With major fighting breaking out in January 1919, the Ukrainians were pushed back and Kyiv fell in February 1919. The government moved to Vinnytsia on 5 February 1919. A political trick took place that the Directorate tried to play with Volodymyr Vynnychenko resignation to demonstrate a change of powers in the Ukrainian government and maybe attain a possible acceptance with the Entente. Symon Petliura has left the party and replaced the Vynnychenko's position who was too well known. Petliura has assumed the position of the Directorate's chairman on 11 February 1919, a week after the government moved to Podolia. The talks, alas, were proved to be without results. By May 1919, the Directorate's armies had been squeezed into a narrow strip of land around Brody. The Directorate then negotiated with the government of Poland, which was attacking the Ukrainians from behind, with this ceasefire, the Ukrainians were able to counter-attack and re-take Podilia and established a new capital in Kamianets-Podilskyi. In July, the UNR's forces were joined by the Western Ukrainian Republic's forces, who had been pushed out of Galicia by the Poles. During that time (May 1919), Denikin and his White Army launched an offensive against the Reds, during the summer and autumn of that year. The White Guards forces pushed the Reds out of the Central and Eastern Ukraine, thus, giving the Directorate another chance to reclaim Kyiv. But the constant Red Guards counter-attacks and a deadly typhus epidemic caused the Petliura forces to be pushed out of Ukraine completely into the well established territory of Poland. A political crisis took place inside the Directorate members of which were heavily interfered in the affairs of the Council of People's Ministers. Because of that, Shvets and Makarenko were sent on the state matters abroad. Later in May 1920, on the request of Petliura to return, they did not reply and were dismissed.

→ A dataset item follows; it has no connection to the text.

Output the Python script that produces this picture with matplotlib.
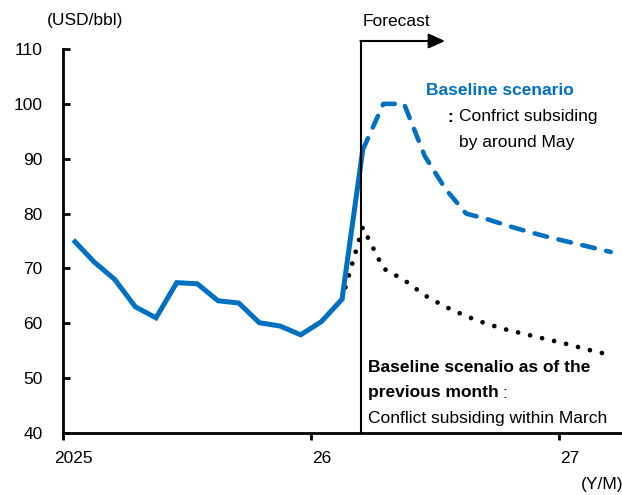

In 1920, the Polish Army reorganized with the help from the two new Ukrainian divisions to prepare an offensive against the Denikin's forces. A UNR-Polish Treaty in April 1920 provided for combined operations between the two armies under overall Polish command while recognizing the Polish sovereignty over the territory of the former West Ukrainian People's Republic with the border passing along the Zbruch river. In the Soviet-Polish war of 1920, the Poles and Ukrainians advanced side by side, and the UNR was set up again when they re-took Kyiv. But less than a month later, the Soviet's summer counter-offensive left the Poles and Ukrainians retreating, an armistice was signed in late 1920. With this great disappointment, the UNR forces launched an attack on their own against the Reds from Polish territory, however that was quickly beaten. They were forced back into Galicia. In 1921 Poland concluded the border dispute by the Treaty of Riga with the Soviet Union, thus, canceling the Treaty of Warsaw. The Treaty of Riga divided Western Ukraine among Poland, Czechoslovakia and Hungary and gave the Soviet Union control over the rest of (current) Ukraine (which became the Ukrainian SSR).

==Normative Acts==
At the first stage, the Directorate recovered all of the rights of peasants and workers that were established by the laws passed by the Central Rada:

Until the complete solution of the Land Reform, the Directory of the Ukrainian People's Republic declares that all small peasant's holdings and all worker's holdings to be left for use of their previous owners, while the rest of lands to be transferred to the peasant with little or no land holdings with the priorities to those who joined the Republican forces against the struggle with the former Hetman. The Supreme subordination over the land is carried by the Directory of the Ukrainian People's Republic. This statement concerns also the monastery, church, and government land holdings. For introduction of the Reform there was organized the People's Land Committee...

The Directorate canceled all the codes of the former Hetmanate government concerning workers policies. The eight-hour working day was reestablished as well as the practice of cooperative agreements, the rights on coalition and activist strikes, and various other normative acts.